Perkins, the youngest billionaire on the 2020 edition of The List, published in March, has been working from her Sydney home, alongside her partner and co-founder Cliff Obrecht.
She says Canva, the private online graphic-design platform valued at $4.7bn after a funding round late last year, requested its staff work remotely in mid-March as a pre-emptive measure to help stop the spread of the virus.
This has also included adapting Canva’s regular traditions to suit an online environment.

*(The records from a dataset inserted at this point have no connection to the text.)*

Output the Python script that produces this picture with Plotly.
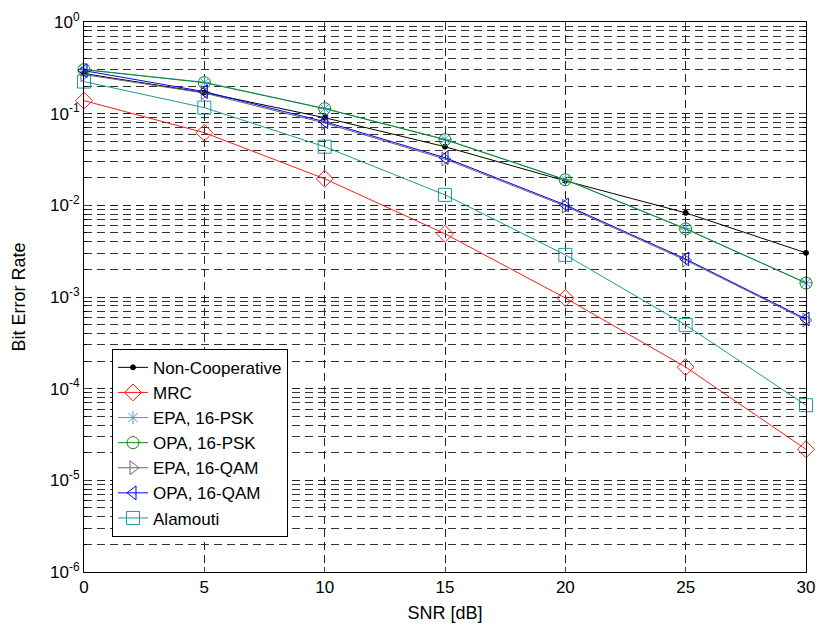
import plotly.graph_objects as go

snr = [0, 5, 10, 15, 20, 25, 30]

ber_noncoop = [0.274, 0.170, 0.0904, 0.0436, 0.0185, 0.00828, 0.00303]
ber_mrc = [0.1387, 0.0620, 0.0195, 0.00489, 9.75e-4, 1.72e-4, 2.18e-5]
ber_epa_psk = [0.304, 0.220, 0.1140, 0.0525, 0.0191, 0.00556, 0.00143]
ber_opa_psk = [0.302, 0.218, 0.1134, 0.0520, 0.0190, 0.00553, 0.00142]
ber_epa_qam = [0.267, 0.168, 0.0790, 0.0320, 0.0098, 0.00252, 5.6e-4]
ber_opa_qam = [0.295, 0.174, 0.0818, 0.0331, 0.0101, 0.00260, 5.75e-4]
ber_alamouti = [0.224, 0.1163, 0.0436, 0.0130, 0.00288, 4.94e-4, 6.6e-5]

y_tickvals = [1e-6, 1e-5, 1e-4, 1e-3, 1e-2, 1e-1, 1]
y_ticktext = ["10<sup>-6</sup>", "10<sup>-5</sup>", "10<sup>-4</sup>", "10<sup>-3</sup>",
              "10<sup>-2</sup>", "10<sup>-1</sup>", "10<sup>0</sup>"]
x_tickvals = [0, 5, 10, 15, 20, 25, 30]

series = [
    ("Non-Cooperative", ber_noncoop, "black", "circle", 5),
    ("MRC", ber_mrc, "#ff1a1a", "diamond-open", 13),
    ("EPA, 16-PSK", ber_epa_psk, "#3d9fd6", "asterisk-open", 11),
    ("OPA, 16-PSK", ber_opa_psk, "#138a13", "circle-open", 12),
    ("EPA, 16-QAM", ber_epa_qam, "#666666", "triangle-right-open", 12),
    ("OPA, 16-QAM", ber_opa_qam, "#0000ff", "triangle-left-open", 12),
    ("Alamouti", ber_alamouti, "#1f9999", "square-open", 13),
]

fig = go.Figure()
for name, vals, color, sym, size in series:
    fig.add_trace(go.Scatter(
        x=snr, y=vals, name=name, mode="lines+markers",
        line=dict(color=color, width=1),
        marker=dict(symbol=sym, size=size, color=color, line=dict(color=color, width=1)),
        cliponaxis=False,
    ))

grid_dash = "8px,5px"
fig.update_layout(
    width=819, height=631,
    margin=dict(l=84, r=13, t=22, b=59),
    paper_bgcolor="white", plot_bgcolor="white",
    font=dict(family="Liberation Sans, Arial, sans-serif", color="black", size=17),
    showlegend=True,
    legend=dict(
        x=0.0388, y=0.064, xanchor="left", yanchor="bottom",
        bgcolor="white", bordercolor="black", borderwidth=1,
        font=dict(size=17), tracegroupgap=0, itemsizing="trace",
    ),
    xaxis=dict(
        range=[0, 30], tickvals=x_tickvals, ticks="inside", ticklen=5,
        showline=True, linecolor="black", linewidth=1, mirror="ticks",
        showgrid=True, gridcolor="#222222", griddash=grid_dash, gridwidth=1,
        zeroline=False, automargin=False,
        title=dict(text="SNR [dB]", font=dict(size=18), standoff=9),
        tickfont=dict(size=17),
    ),
    yaxis=dict(
        type="log", range=[-6, 0], tickvals=y_tickvals, ticktext=y_ticktext,
        ticks="inside", ticklen=5,
        showline=True, linecolor="black", linewidth=1, mirror="ticks",
        showgrid=True, gridcolor="#222222", griddash=grid_dash, gridwidth=1,
        zeroline=False, automargin=False,
        minor=dict(dtick="D1", ticks="inside", ticklen=3, tickcolor="black",
                   showgrid=True, gridcolor="#333333", griddash=grid_dash, gridwidth=1),
        title=dict(text="Bit Error Rate", font=dict(size=18), standoff=19),
        tickfont=dict(size=17),
    ),
)

fig.write_html("out.html")
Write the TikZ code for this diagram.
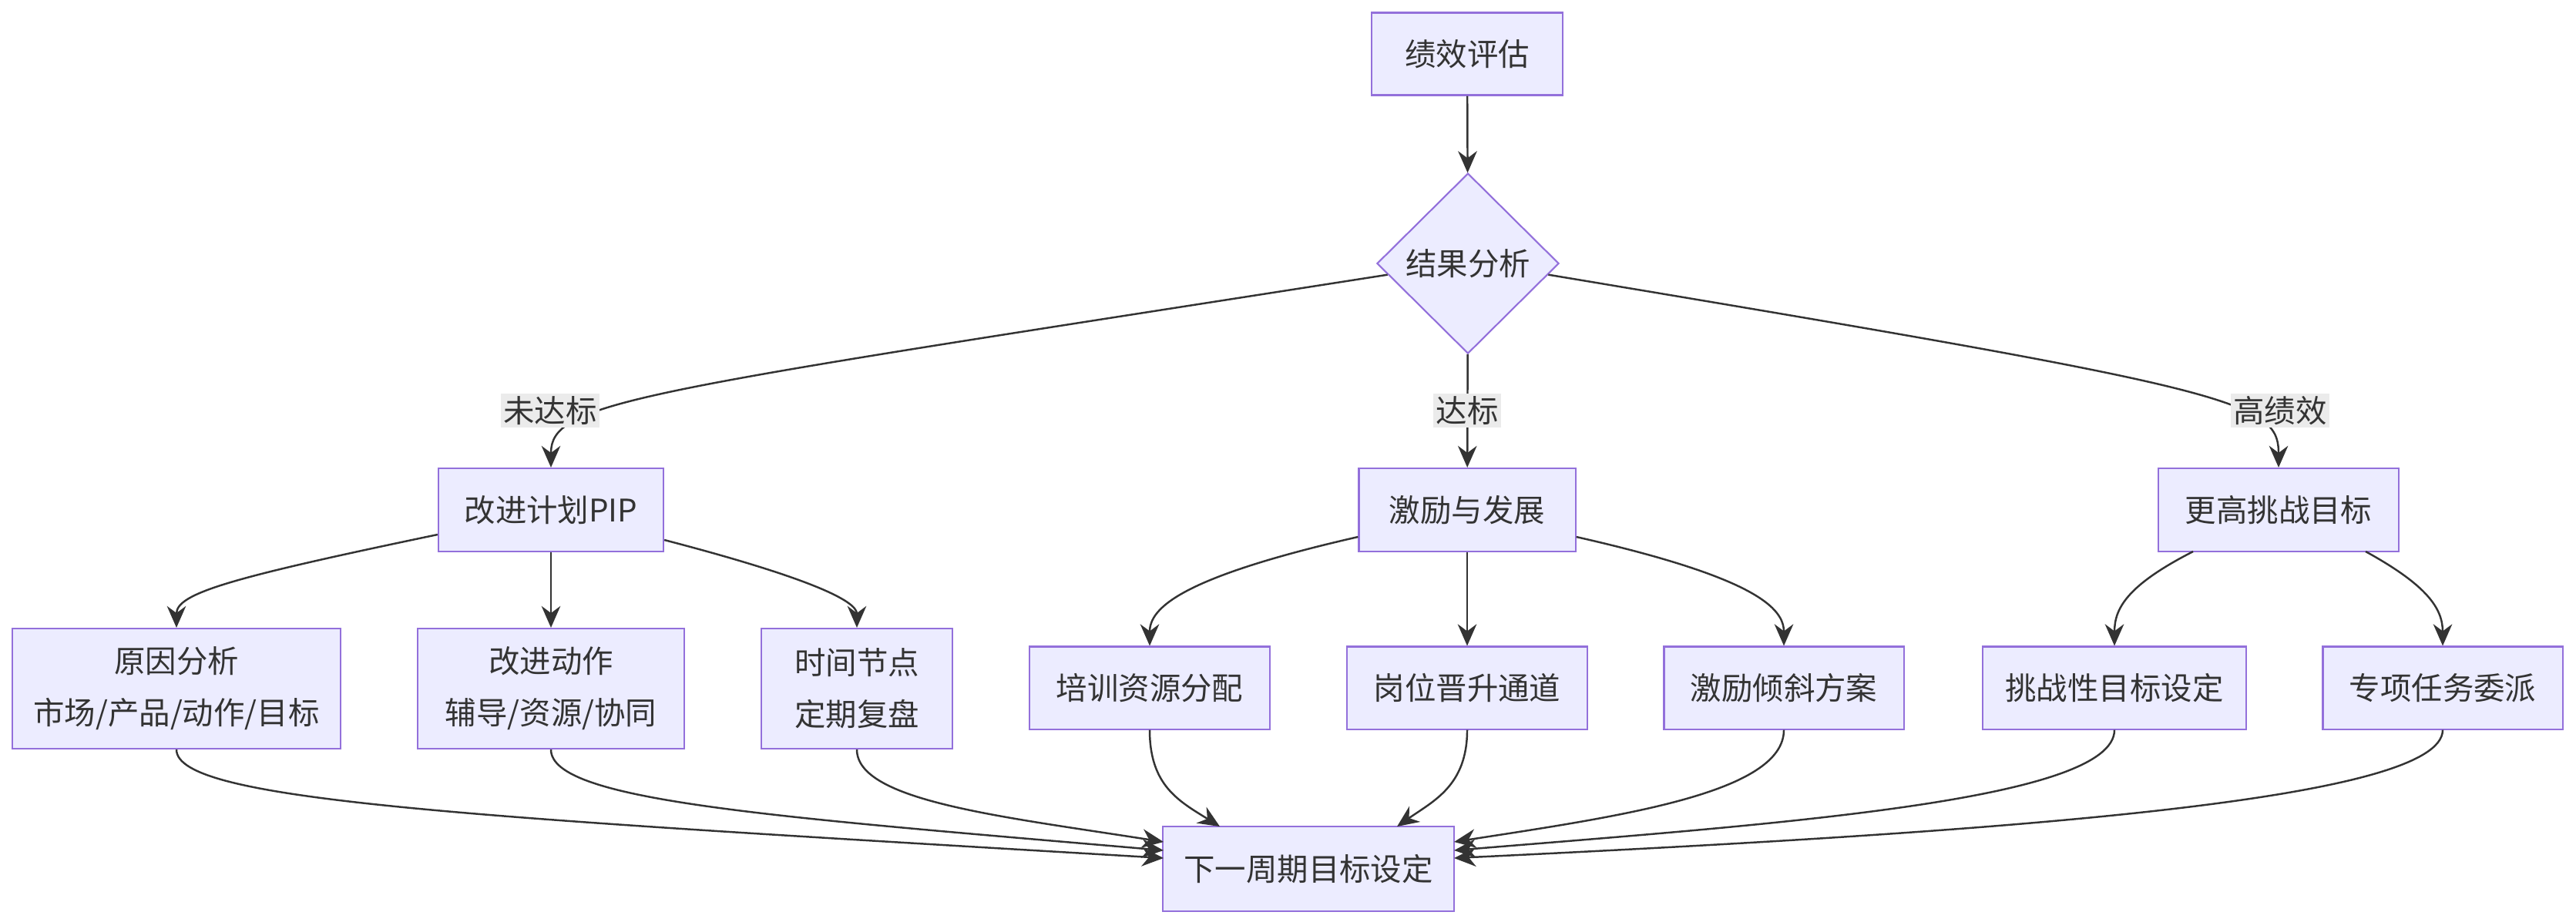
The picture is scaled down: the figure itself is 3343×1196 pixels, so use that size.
\documentclass[tikz,border=0pt]{standalone}
\usepackage{fontspec}
\setmainfont{Noto Sans CJK SC}
\usetikzlibrary{arrows.meta,shapes.geometric}
\definecolor{boxfill}{HTML}{ECECFF}
\definecolor{boxline}{HTML}{9370DB}
\definecolor{edgecolor}{HTML}{333333}
\tikzset{
    box/.style={draw=boxline,fill=boxfill,line width=0.6pt,inner sep=0pt,align=center,text=edgecolor},
    decision/.style={box,diamond,aspect=0.9},
    arr/.style={->,>={Stealth[length=8pt,width=7pt]},draw=edgecolor,line width=0.7pt},
    edge label/.style={fill=black!8,inner sep=1pt,text=edgecolor},
}
\tikzstyle{every node}=[font=\fontsize{11.5}{19}\selectfont]

\begin{document}
\begin{tikzpicture}[x=0.01cm,y=-0.01cm]
    \useasboundingbox (0,0) rectangle (3343,1196);
    % nodes
    \node[box,minimum width=2.48cm,minimum height=1.07cm] (eval) at (1904,70) {绩效评估};
    \node[decision,minimum width=2.36cm,minimum height=2.34cm] (dia) at (1905,342) {结果分析};
    \node[box,minimum width=2.92cm,minimum height=1.08cm] (pip) at (715,662) {改进计划PIP};
    \node[box,minimum width=2.81cm,minimum height=1.08cm] (grow) at (1904,662) {激励与发展};
    \node[box,minimum width=3.12cm,minimum height=1.08cm] (high) at (2957,662) {更高挑战目标};
    \node[box,minimum width=4.25cm,minimum height=1.56cm] (cause) at (229,894) {原因分析\\市场/产品/动作/目标};
    \node[box,minimum width=3.45cm,minimum height=1.56cm] (act) at (715,894) {改进动作\\辅导/资源/协同};
    \node[box,minimum width=2.48cm,minimum height=1.56cm] (time) at (1112,894) {时间节点\\定期复盘};
    \node[box,minimum width=3.11cm,minimum height=1.07cm] (train) at (1492,893) {培训资源分配};
    \node[box,minimum width=3.12cm,minimum height=1.07cm] (promo) at (1904,893) {岗位晋升通道};
    \node[box,minimum width=3.11cm,minimum height=1.07cm] (bonus) at (2315,893) {激励倾斜方案};
    \node[box,minimum width=3.41cm,minimum height=1.07cm] (chal) at (2744,893) {挑战性目标设定};
    \node[box,minimum width=3.11cm,minimum height=1.07cm] (task) at (3170,893) {专项任务委派};
    \node[box,minimum width=3.77cm,minimum height=1.10cm] (next) at (1698,1128) {下一周期目标设定};
    % ports on the last node
    \coordinate (inA) at (1510,1093);
    \coordinate (inB) at (1510,1104);
    \coordinate (inC) at (1510,1114);
    \coordinate (inD) at (1887,1093);
    \coordinate (inE) at (1887,1104);
    \coordinate (inF) at (1887,1114);

    \draw[arr] (eval) -- (dia);
    \draw[arr] (dia.188) .. controls (820,510) and (715,520) .. (pip.north);
    \draw[arr] (dia) -- (grow);
    \draw[arr] (dia.-8) .. controls (2900,505) and (2957,520) .. (high.north);
    \node[edge label] (lfail) at (714,533) {未达标};
    \node[edge label] (lpass) at (1904,533) {达标};
    \node[edge label] (lhigh) at (2959,533) {高绩效};

    \draw[arr] (pip.west |- 0,694) .. controls (300,750) and (229,770) .. (cause.north);
    \draw[arr] (pip) -- (act);
    \draw[arr] (pip.east |- 0,701) .. controls (1050,750) and (1112,780) .. (time.north);
    \draw[arr] (grow.west |- 0,697) .. controls (1530,750) and (1492,790) .. (train.north);
    \draw[arr] (grow) -- (promo);
    \draw[arr] (grow.east |- 0,697) .. controls (2280,750) and (2315,790) .. (bonus.north);
    \draw[arr] (2846,716) .. controls (2760,760) and (2744,790) .. (chal.north);
    \draw[arr] (3070,716) .. controls (3150,760) and (3170,790) .. (task.north);

    \draw[arr] (cause.south) .. controls (229,1040) and (600,1060) .. (inC);
    \draw[arr] (act.south) .. controls (715,1040) and (1000,1060) .. (inB);
    \draw[arr] (time.south) .. controls (1112,1040) and (1300,1060) .. (inA);
    \draw[arr] (train.south) .. controls (1492,1020) and (1530,1040) .. (1583,1073);
    \draw[arr] (promo.south) .. controls (1904,1020) and (1860,1040) .. (1813,1073);
    \draw[arr] (bonus.south) .. controls (2315,1030) and (2100,1060) .. (inD);
    \draw[arr] (chal.south) .. controls (2744,1040) and (2300,1070) .. (inE);
    \draw[arr] (task.south) .. controls (3170,1040) and (2600,1080) .. (inF);
\end{tikzpicture}
\end{document}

“For example, while we have typically provided lunch for our team each day, our ‘Vibe team’ have been posting grocery lists and recipe videos instead. And because most of Canva’s food and beverage suppliers have lost up to 80 to 90 per cent of their weekly clients, the Vibe team have also pulled together a weekly mixed hamper filled with these suppliers’ amazing seasonal produce and smallgoods to be delivered straight to many of our team members’ doorsteps,’’ she says.
Perkins says she has for some time been using the 5 Minute Journal, an online app designed to boost happiness and productivity. “It is a great way of spending a bit more time each day thinking about all of the little things in life that you're grateful for,’’ she says.
Gerry Ryan owns Jayco Caravans and says any “travel local” tourism campaign that ramps up later this year will help his business.
“I feel there is going to be some pent-up demand when things loosen up a bit. I’m getting the business ready in a way we would have done coming out of the global financial crisis (in 2008).”
Shesh Ghale, owner of the private Melbourne Institute of Technology with wife Jamuna Gurung, has 4000 students learning online. He goes to the office every day, and also owns a hotel in Belgium’s Bruges. It is one of only three that have remained open, housing local homeless people.
“It is very nice. We got local publicity for it.
“We’re very lucky with what we have built here, but there are issues with what the government is saying with international students. Will they be able to come later in the year? It is a very important industry.
“We have put $1m into a support fund for our students. It is OK for now but what about later in the year? It is like the sky has fallen in.
“Personally we are OK. We come from Nepal and we could always go back there and live in the mountains.
“It is where we are from, we know what it is like. We can cope.”